- Born: January 26, 1956 (age 70) Indianapolis, Indiana, U.S.
- Education: Stanford University
- Occupations: Writer and filmmaker

= Eddy L. Harris =

American writer and filmmaker (born 1956)

Eddy L. Harris (born January 26, 1956) is an American writer of creative nonfiction and a filmmaker.

==Early life==
Harris was born in Indianapolis, Indiana, and moved to St. Louis, Missouri, at 18 months of age. He graduated from the Saint Louis Priory School and Stanford University. Harris has worked as a Visiting Writer-in-Residence at Washington University in St. Louis and as a faculty member in Goucher College's writing program, and he lives in France.

==Writing career==
Harris published his first work, Mississippi Solo, an account of his journey by canoe down the entire length of the nation's major waterway, in 1988. As with Harris's subsequent works, the book focused on African-American identity in relation to history and place. Mississippi Solo was the 2003–2004 selection of Missouri ReadMOre, a statewide book-reading program, and Harris received the Missouri Governor's Humanities Award for this work in 2004.

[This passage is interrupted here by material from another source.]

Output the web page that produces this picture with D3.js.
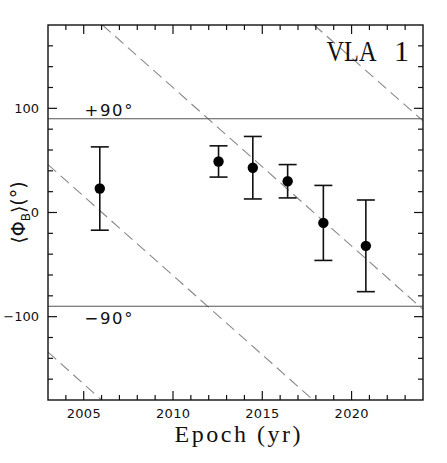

His second book, Native Stranger, an account of his journey through Africa, led to a loss of some Black readers. Harris described the poverty and corruption he witnessed in many places, as well as the despair he both saw and felt at times. He has said in an interview that after the book's publication, some Black readers came to readings to criticize him.

His third book, South of Haunted Dreams, describes Harris's solo motorcycle trip through the deep South.

In a 2005 interview with Missy Raterman and Zoe Wexler in nidus, a literary and arts journal based at the University of Pittsburgh, Harris described his work as "certainly travel, because it has some aspects of travel in it, though it isn't like Paul Theroux's travel books. Essay works best for me because I just like the idea of being an essayist. It is memoirist because it is me and my memories – but that's a marketing thing." In the same interview, he questioned the automatic categorization of him as a "Black" writer and its effects on how his work might be read, though he also acknowledged his desire for his work to create bridges both within and outside Black culture.

Practically unrecognized in the USA and with his works nearly out of print, Harris now lives in France, where he has been awarded the 21st (2007) Prix du Livre en Poitou-Charentes for Still Life in Harlem (published as Harlem in France). His work has been acknowledged by the Centre national du livre, notably for Jupiter et Moi, a memoir about the life of a black man and his son. His most recent book to have been published is Paris en noir et black (Liana Levi, 2009), a translation by Jean Guiloineau of Paris Reflected in Black and White.

In 2014, Harris began producing a documentary film about his second canoe journey down the Mississippi River, River to the Heart, which screened on November 4, 2017, at the St. Louis International Film Festival. In an interview posted on Bending Branches website, Harris described the film by stating that "he wanted to experience and then show others that no matter what our color, the more we know each other the less we fear, and the more unity we'll have as a country."

==Books==

- Mississippi Solo, 1988.
- Native Stranger, 1992. (Selected as a "Notable Book of 1992" by The New York Times)
- South of Haunted Dreams, 1993.
- Still Life in Harlem, 1996. (Selected as a "Notable Book of 1997" by The New York Times), translated into French as Harlem, 2007.
- Jupiter et Moi, 2005.
- Paris en noir et black, 2009.
- Confession américaine, 2024.

==Films==

- River to the Heart, 2017. Winner, Best Documentary in Ozark Foothills FilmFest.